**Information provided**
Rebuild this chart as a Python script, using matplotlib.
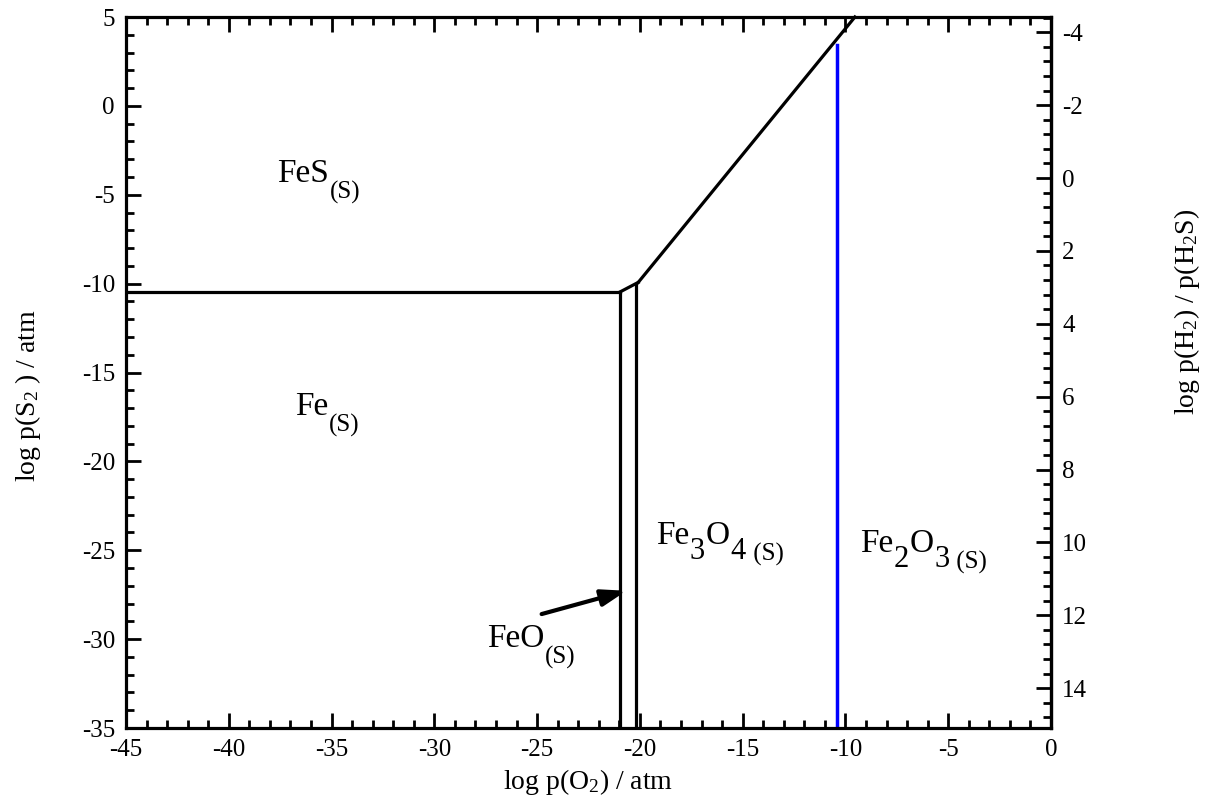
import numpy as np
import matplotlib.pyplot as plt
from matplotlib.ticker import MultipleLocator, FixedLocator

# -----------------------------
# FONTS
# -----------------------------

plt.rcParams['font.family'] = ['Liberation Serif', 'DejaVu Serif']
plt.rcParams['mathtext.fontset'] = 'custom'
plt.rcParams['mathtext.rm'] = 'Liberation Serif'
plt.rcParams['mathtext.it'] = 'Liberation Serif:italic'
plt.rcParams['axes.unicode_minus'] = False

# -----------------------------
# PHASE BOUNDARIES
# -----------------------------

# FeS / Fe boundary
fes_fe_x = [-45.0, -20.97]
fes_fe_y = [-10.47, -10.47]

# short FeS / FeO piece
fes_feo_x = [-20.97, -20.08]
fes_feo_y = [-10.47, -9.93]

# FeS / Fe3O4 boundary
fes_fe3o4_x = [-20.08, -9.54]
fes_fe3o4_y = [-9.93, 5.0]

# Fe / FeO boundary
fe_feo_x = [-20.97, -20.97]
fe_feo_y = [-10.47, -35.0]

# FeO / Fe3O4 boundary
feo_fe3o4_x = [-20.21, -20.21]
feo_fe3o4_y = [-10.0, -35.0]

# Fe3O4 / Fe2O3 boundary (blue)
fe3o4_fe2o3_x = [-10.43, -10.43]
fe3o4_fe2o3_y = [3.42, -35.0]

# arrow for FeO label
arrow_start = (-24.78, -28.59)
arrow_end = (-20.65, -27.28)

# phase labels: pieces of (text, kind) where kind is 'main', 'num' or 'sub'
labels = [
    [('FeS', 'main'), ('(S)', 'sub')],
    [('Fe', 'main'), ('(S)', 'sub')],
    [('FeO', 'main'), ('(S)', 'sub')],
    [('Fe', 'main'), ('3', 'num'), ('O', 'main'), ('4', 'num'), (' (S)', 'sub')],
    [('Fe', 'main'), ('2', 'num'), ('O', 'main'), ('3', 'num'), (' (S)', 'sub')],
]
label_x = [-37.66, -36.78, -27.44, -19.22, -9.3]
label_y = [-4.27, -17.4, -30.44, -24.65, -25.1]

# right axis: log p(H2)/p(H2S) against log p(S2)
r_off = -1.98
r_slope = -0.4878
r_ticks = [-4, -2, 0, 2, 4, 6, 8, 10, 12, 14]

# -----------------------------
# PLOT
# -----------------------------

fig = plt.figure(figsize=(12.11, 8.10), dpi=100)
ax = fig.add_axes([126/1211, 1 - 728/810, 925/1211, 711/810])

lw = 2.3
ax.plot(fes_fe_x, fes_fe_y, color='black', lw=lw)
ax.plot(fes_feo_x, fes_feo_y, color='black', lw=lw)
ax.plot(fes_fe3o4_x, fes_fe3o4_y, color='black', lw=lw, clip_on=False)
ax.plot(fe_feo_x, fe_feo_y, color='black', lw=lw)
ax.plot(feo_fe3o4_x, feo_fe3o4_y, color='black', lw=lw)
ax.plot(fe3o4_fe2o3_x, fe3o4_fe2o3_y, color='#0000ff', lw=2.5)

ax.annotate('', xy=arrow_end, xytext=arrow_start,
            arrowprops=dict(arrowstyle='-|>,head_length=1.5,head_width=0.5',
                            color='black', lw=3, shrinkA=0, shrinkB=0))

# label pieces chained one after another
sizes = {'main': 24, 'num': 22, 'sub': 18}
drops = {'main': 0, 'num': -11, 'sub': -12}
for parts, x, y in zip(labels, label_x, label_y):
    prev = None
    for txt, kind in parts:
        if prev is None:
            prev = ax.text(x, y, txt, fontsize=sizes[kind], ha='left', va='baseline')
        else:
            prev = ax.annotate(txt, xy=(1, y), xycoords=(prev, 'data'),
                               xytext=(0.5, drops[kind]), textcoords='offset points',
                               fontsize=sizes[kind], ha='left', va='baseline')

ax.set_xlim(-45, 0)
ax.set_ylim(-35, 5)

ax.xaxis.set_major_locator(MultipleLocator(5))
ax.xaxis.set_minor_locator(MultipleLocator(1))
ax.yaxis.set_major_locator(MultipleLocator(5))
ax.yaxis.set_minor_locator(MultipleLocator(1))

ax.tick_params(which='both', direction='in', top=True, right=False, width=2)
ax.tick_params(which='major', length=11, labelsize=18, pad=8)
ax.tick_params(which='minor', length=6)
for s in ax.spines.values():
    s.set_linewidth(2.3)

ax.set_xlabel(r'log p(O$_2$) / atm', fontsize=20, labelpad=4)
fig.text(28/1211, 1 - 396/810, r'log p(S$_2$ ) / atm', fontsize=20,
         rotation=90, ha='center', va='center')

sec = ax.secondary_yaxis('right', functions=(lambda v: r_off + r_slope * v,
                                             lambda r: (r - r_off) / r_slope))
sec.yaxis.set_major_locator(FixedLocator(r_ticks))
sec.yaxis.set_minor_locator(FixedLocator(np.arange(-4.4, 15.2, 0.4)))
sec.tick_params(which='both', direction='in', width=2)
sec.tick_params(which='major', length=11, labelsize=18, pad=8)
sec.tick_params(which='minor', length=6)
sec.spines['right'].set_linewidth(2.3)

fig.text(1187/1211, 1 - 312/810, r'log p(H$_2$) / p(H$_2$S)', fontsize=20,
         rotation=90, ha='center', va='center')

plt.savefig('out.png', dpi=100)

**Directions for this task**
Copy out all of the material exactly as written, without its pictures.

**Solution to the problem**
Rebuild this chart as a Python script, using matplotlib.
import numpy as np
import matplotlib.pyplot as plt
from matplotlib.ticker import MultipleLocator, FixedLocator

# -----------------------------
# FONTS
# -----------------------------

plt.rcParams['font.family'] = ['Liberation Serif', 'DejaVu Serif']
plt.rcParams['mathtext.fontset'] = 'custom'
plt.rcParams['mathtext.rm'] = 'Liberation Serif'
plt.rcParams['mathtext.it'] = 'Liberation Serif:italic'
plt.rcParams['axes.unicode_minus'] = False

# -----------------------------
# PHASE BOUNDARIES
# -----------------------------

# FeS / Fe boundary
fes_fe_x = [-45.0, -20.97]
fes_fe_y = [-10.47, -10.47]

# short FeS / FeO piece
fes_feo_x = [-20.97, -20.08]
fes_feo_y = [-10.47, -9.93]

# FeS / Fe3O4 boundary
fes_fe3o4_x = [-20.08, -9.54]
fes_fe3o4_y = [-9.93, 5.0]

# Fe / FeO boundary
fe_feo_x = [-20.97, -20.97]
fe_feo_y = [-10.47, -35.0]

# FeO / Fe3O4 boundary
feo_fe3o4_x = [-20.21, -20.21]
feo_fe3o4_y = [-10.0, -35.0]

# Fe3O4 / Fe2O3 boundary (blue)
fe3o4_fe2o3_x = [-10.43, -10.43]
fe3o4_fe2o3_y = [3.42, -35.0]

# arrow for FeO label
arrow_start = (-24.78, -28.59)
arrow_end = (-20.65, -27.28)

# phase labels: pieces of (text, kind) where kind is 'main', 'num' or 'sub'
labels = [
    [('FeS', 'main'), ('(S)', 'sub')],
    [('Fe', 'main'), ('(S)', 'sub')],
    [('FeO', 'main'), ('(S)', 'sub')],
    [('Fe', 'main'), ('3', 'num'), ('O', 'main'), ('4', 'num'), (' (S)', 'sub')],
    [('Fe', 'main'), ('2', 'num'), ('O', 'main'), ('3', 'num'), (' (S)', 'sub')],
]
label_x = [-37.66, -36.78, -27.44, -19.22, -9.3]
label_y = [-4.27, -17.4, -30.44, -24.65, -25.1]

# right axis: log p(H2)/p(H2S) against log p(S2)
r_off = -1.98
r_slope = -0.4878
r_ticks = [-4, -2, 0, 2, 4, 6, 8, 10, 12, 14]

# -----------------------------
# PLOT
# -----------------------------

fig = plt.figure(figsize=(12.11, 8.10), dpi=100)
ax = fig.add_axes([126/1211, 1 - 728/810, 925/1211, 711/810])

lw = 2.3
ax.plot(fes_fe_x, fes_fe_y, color='black', lw=lw)
ax.plot(fes_feo_x, fes_feo_y, color='black', lw=lw)
ax.plot(fes_fe3o4_x, fes_fe3o4_y, color='black', lw=lw, clip_on=False)
ax.plot(fe_feo_x, fe_feo_y, color='black', lw=lw)
ax.plot(feo_fe3o4_x, feo_fe3o4_y, color='black', lw=lw)
ax.plot(fe3o4_fe2o3_x, fe3o4_fe2o3_y, color='#0000ff', lw=2.5)

ax.annotate('', xy=arrow_end, xytext=arrow_start,
            arrowprops=dict(arrowstyle='-|>,head_length=1.5,head_width=0.5',
                            color='black', lw=3, shrinkA=0, shrinkB=0))

# label pieces chained one after another
sizes = {'main': 24, 'num': 22, 'sub': 18}
drops = {'main': 0, 'num': -11, 'sub': -12}
for parts, x, y in zip(labels, label_x, label_y):
    prev = None
    for txt, kind in parts:
        if prev is None:
            prev = ax.text(x, y, txt, fontsize=sizes[kind], ha='left', va='baseline')
        else:
            prev = ax.annotate(txt, xy=(1, y), xycoords=(prev, 'data'),
                               xytext=(0.5, drops[kind]), textcoords='offset points',
                               fontsize=sizes[kind], ha='left', va='baseline')

ax.set_xlim(-45, 0)
ax.set_ylim(-35, 5)

ax.xaxis.set_major_locator(MultipleLocator(5))
ax.xaxis.set_minor_locator(MultipleLocator(1))
ax.yaxis.set_major_locator(MultipleLocator(5))
ax.yaxis.set_minor_locator(MultipleLocator(1))

ax.tick_params(which='both', direction='in', top=True, right=False, width=2)
ax.tick_params(which='major', length=11, labelsize=18, pad=8)
ax.tick_params(which='minor', length=6)
for s in ax.spines.values():
    s.set_linewidth(2.3)

ax.set_xlabel(r'log p(O$_2$) / atm', fontsize=20, labelpad=4)
fig.text(28/1211, 1 - 396/810, r'log p(S$_2$ ) / atm', fontsize=20,
         rotation=90, ha='center', va='center')

sec = ax.secondary_yaxis('right', functions=(lambda v: r_off + r_slope * v,
                                             lambda r: (r - r_off) / r_slope))
sec.yaxis.set_major_locator(FixedLocator(r_ticks))
sec.yaxis.set_minor_locator(FixedLocator(np.arange(-4.4, 15.2, 0.4)))
sec.tick_params(which='both', direction='in', width=2)
sec.tick_params(which='major', length=11, labelsize=18, pad=8)
sec.tick_params(which='minor', length=6)
sec.spines['right'].set_linewidth(2.3)

fig.text(1187/1211, 1 - 312/810, r'log p(H$_2$) / p(H$_2$S)', fontsize=20,
         rotation=90, ha='center', va='center')

plt.savefig('out.png', dpi=100)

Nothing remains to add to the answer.